» **Exercise instructions**:
Only the lines from the line containing "Emit a Python" through the line containing "groups = ['עשירונים" should be reproduced, please, with no pictures.

» **Source material**:
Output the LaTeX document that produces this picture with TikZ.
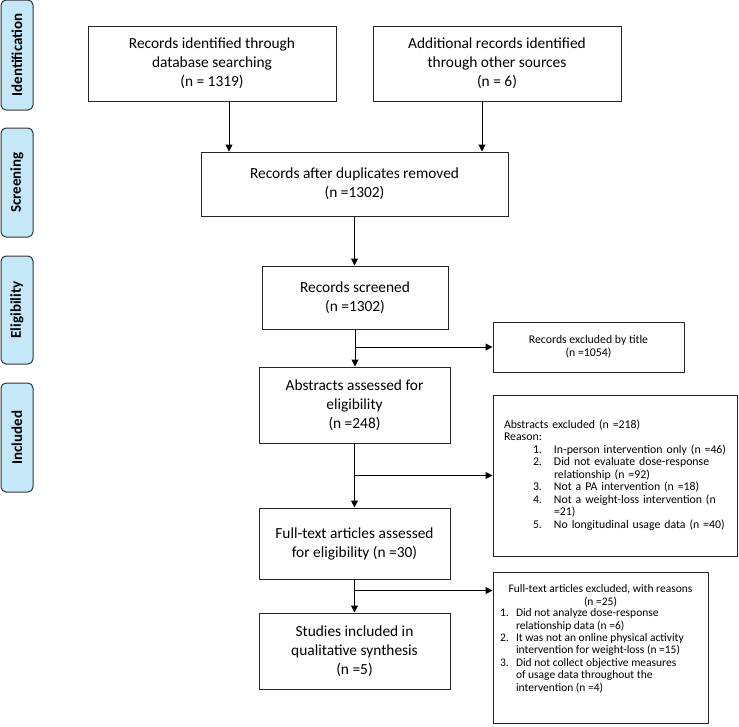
\documentclass[tikz,border=0pt]{standalone}
\usepackage{fontspec}
\setmainfont{Carlito}
\usetikzlibrary{arrows.meta}
\definecolor{stagefill}{RGB}{197,232,248}

\begin{document}
\begin{tikzpicture}[x=1pt,y=-1pt,
    stage/.style={draw=black!80,fill=stagefill,rounded corners=5pt,line width=1pt,rotate=90,
      minimum height=32pt,inner sep=0pt,font=\bfseries\fontsize{15}{18}\selectfont},
    box/.style={draw=black!85,line width=1pt,inner sep=0pt,align=center,
      font=\fontsize{15.4}{19}\selectfont},
    note/.style={draw=black!85,line width=1pt,inner sep=0pt,font=\fontsize{11.8}{12.5}\selectfont},
    arr/.style={line width=1pt,-{Triangle[length=7pt,width=7pt]}}]
    \useasboundingbox (0,0) rectangle (739,726);
    \node[stage,minimum width=110pt] (ident) at (17,55) {Identification};
    \node[stage,minimum width=109pt] (screen) at (17,182.5) {Screening};
    \node[stage,minimum width=108pt] (elig) at (17,310) {Eligibility};
    \node[stage,minimum width=109pt] (incl) at (17,437.5) {Included};
    \node[box,minimum width=248pt,minimum height=75pt] (dbrec) at (212,63.5)
      {Records identified through\\database searching\\(n = 1319)};
    \node[box,minimum width=248pt,minimum height=75pt] (otherrec) at (497,63.5)
      {Additional records identified\\through other sources\\(n = 6)};
    \node[box,minimum width=307pt,minimum height=64pt] (dupl) at (354.5,184)
      {Records after duplicates removed\\(n =1302)};
    \node[box,minimum width=186pt,minimum height=63pt] (screened) at (355,297.5)
      {Records screened\\(n =1302)};
    \node[box,minimum width=191pt,minimum height=76pt] (abstr) at (354.5,405)
      {Abstracts assessed for\\eligibility\\(n =248)};
    \node[box,minimum width=191pt,minimum height=71pt] (fulltext) at (354.5,543.5)
      {Full-text articles assessed\\for eligibility (n =30)};
    \node[box,minimum width=191pt,minimum height=76pt] (studies) at (354.5,651)
      {Studies included in\\qualitative synthesis\\(n =5)};
    \node[note,minimum width=191pt,minimum height=50pt,align=center,font=\fontsize{11.8}{13}\selectfont]
      (extitle) at (588.5,347) {Records excluded by title\\(n =1054)};
    \node[note,text width=222pt,inner xsep=11pt,minimum height=161pt,align=left] (exabstr) at (615,475.5)
      {\begin{tabular}{@{}p{29pt}@{}p{21pt}@{}l@{}}
        \multicolumn{3}{@{}l}{Abstracts excluded (n =218)}\\
        \multicolumn{3}{@{}l}{Reason:}\\
        & 1. & In-person intervention only (n =46)\\
        & 2. & Did not evaluate dose-response\\
        &    & relationship (n =92)\\
        & 3. & Not a PA intervention (n =18)\\
        & 4. & Not a weight-loss intervention (n\\
        &    & =21)\\
        & 5. & No longitudinal usage data (n =40)
      \end{tabular}};
    \node[note,inner xsep=7pt,font=\fontsize{11.5}{12.4}\selectfont] (exfull) at (600.5,647.5)
      {\parbox[c][151pt][t]{201pt}{\vspace*{13pt}%
        {\centering Full-text articles excluded, with reasons\\(n =25)\par}%
        \begin{tabular}{@{}p{16pt}@{}l@{}}
          1. & Did not analyze dose-response\\
             & relationship data (n =6)\\
          2. & It was not an online physical activity\\
             & intervention for weight-loss (n =15)\\
          3. & Did not collect objective measures\\
             & of usage data throughout the\\
             & intervention (n =4)
        \end{tabular}}};
    \draw[arr] ([xshift=17pt]dbrec.south) -- ([xshift=17pt]dbrec.south |- dupl.north);
    \draw[arr] ([xshift=-15pt]otherrec.south) -- ([xshift=-15pt]otherrec.south |- dupl.north);
    \draw[arr] (dupl.south) -- (dupl.south |- screened.north);
    \draw[arr] (screened.south) -- (screened.south |- abstr.north);
    \draw[arr] (screened.south |- extitle.west) -- (extitle.west);
    \draw[arr] (abstr.south) -- (abstr.south |- fulltext.north);
    \draw[arr] (abstr.south |- exabstr.west) -- (exabstr.west);
    \draw[arr] (fulltext.south) -- (fulltext.south |- studies.north);
    \coordinate (fullbr) at ([yshift=-11pt]fulltext.south);
    \draw[arr] (fullbr) -- (fullbr -| exfull.west);
\end{tikzpicture}
\end{document}
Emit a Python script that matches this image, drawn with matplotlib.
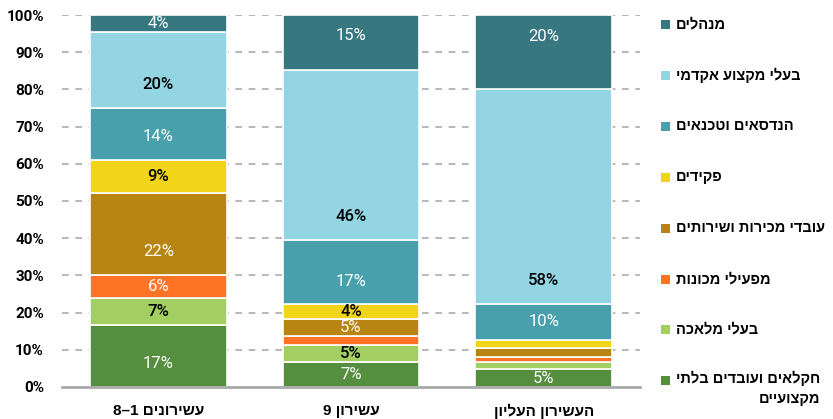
import numpy as np
import matplotlib
matplotlib.use('Agg')
import matplotlib.pyplot as plt
from matplotlib.patches import Rectangle


def rtl(s):
    # matplotlib has no bidi support: reverse Hebrew for visual order
    return s[::-1]


groups = ['עשירונים 1–8', 'עשירון 9', 'העשירון העליון']

# bottom to top
categories = ['חקלאים ועובדים בלתי מקצועיים', 'בעלי מלאכה', 'מפעילי מכונות',
              'עובדי מכירות ושירותים', 'פקידים', 'הנדסאים וטכנאים',
              'בעלי מקצוע אקדמי', 'מנהלים']
colors = ['#548e3e', '#a3cf62', '#ff7325', '#b88412', '#f0d51b', '#48a0ad',
          '#93d5e3', '#377880']
label_colors = ['white', 'black', 'white', 'white', 'black', 'white', 'black', 'white']

unskilled = [16.6, 6.6, 4.8]
craft = [7.4, 4.6, 2.0]
machine = [6.2, 2.4, 1.3]
sales = [22.0, 4.6, 2.3]
clerks = [8.9, 4.0, 2.3]
technicians = [14.0, 17.3, 9.6]
academic = [20.4, 45.6, 57.7]
managers = [4.4, 15.0, 19.9]

series = [unskilled, craft, machine, sales, clerks, technicians, academic, managers]

fig = plt.figure(figsize=(8.33, 4.19), dpi=100)
ax = fig.add_axes([0.0744, 0.0764, 0.6939, 0.8878])

x = np.arange(len(groups))
bottom = np.zeros(len(groups))
for k, (vals, c) in enumerate(zip(series, colors)):
    vals = np.array(vals)
    ax.bar(x, vals, 0.71, bottom=bottom, color=c, edgecolor='white', linewidth=1.2, zorder=3)
    for i in range(len(groups)):
        v = vals[i]
        if round(v) < 4:
            continue
        if k == len(series) - 1:
            y = bottom[i] + v - min(v / 2, 5.7)
        else:
            y = bottom[i] + min(v / 2, 6.2)
        fw = 'medium' if label_colors[k] == 'black' else 'normal'
        ax.text(x[i], y, f'{round(v)}%', ha='center', va='center', color=label_colors[k],
                fontsize=12, fontfamily='Roboto', fontweight=fw, zorder=4)
    bottom += vals

ax.set_xlim(-0.5, 2.5)
ax.set_ylim(0, 100)
ax.set_yticks(np.arange(0, 101, 10))
ax.set_yticklabels([f'{t}%' for t in range(0, 101, 10)], fontfamily='Roboto',
                   fontweight='bold', fontsize=11)
ax.set_xticks(x)
ax.set_xticklabels([rtl(g) for g in groups], fontfamily=['Liberation Sans', 'DejaVu Sans'],
                   fontweight='bold', fontsize=11)
ax.tick_params(axis='y', length=0, pad=13)
ax.tick_params(axis='x', length=0, pad=12)

for t in range(10, 101, 10):
    ax.axhline(t, color='#aaaaaa', lw=1.2, ls=(0, (4, 4)), zorder=1)
for s in ['top', 'right', 'left']:
    ax.spines[s].set_visible(False)
ax.spines['bottom'].set_color('#aaaaaa')
ax.spines['bottom'].set_linewidth(2)
ax.spines['bottom'].set_zorder(5)

# legend, top to bottom
W, H = 833, 419
row_y = [24, 75, 126, 177, 228, 279, 329, 380]
for j, k in enumerate(range(len(categories) - 1, -1, -1)):
    yc = row_y[j]
    fig.add_artist(Rectangle(((661) / W, 1 - (yc + 5) / H), 9 / W, 9 / H,
                             transform=fig.transFigure, color=colors[k], lw=0))
    name = categories[k]
    if k == 0:
        txt = rtl('חקלאים ועובדים בלתי') + '\n' + rtl('מקצועיים')
        fig.text(676 / W, 1 - (yc - 9) / H, txt, ha='left', va='top', multialignment='right',
                 fontsize=10.5, fontweight='bold', linespacing=1.55,
                 fontfamily=['Liberation Sans', 'DejaVu Sans'])
    else:
        fig.text(676 / W, 1 - yc / H, rtl(name), ha='left', va='center',
                 fontsize=10.5, fontweight='bold',
                 fontfamily=['Liberation Sans', 'DejaVu Sans'])

fig.savefig('out.png', dpi=100)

» **Exercise response**:
Emit a Python script that matches this image, drawn with matplotlib.
import numpy as np
import matplotlib
matplotlib.use('Agg')
import matplotlib.pyplot as plt
from matplotlib.patches import Rectangle


def rtl(s):
    # matplotlib has no bidi support: reverse Hebrew for visual order
    return s[::-1]


groups = ['עשירונים 1–8', 'עשירון 9', 'העשירון העליון']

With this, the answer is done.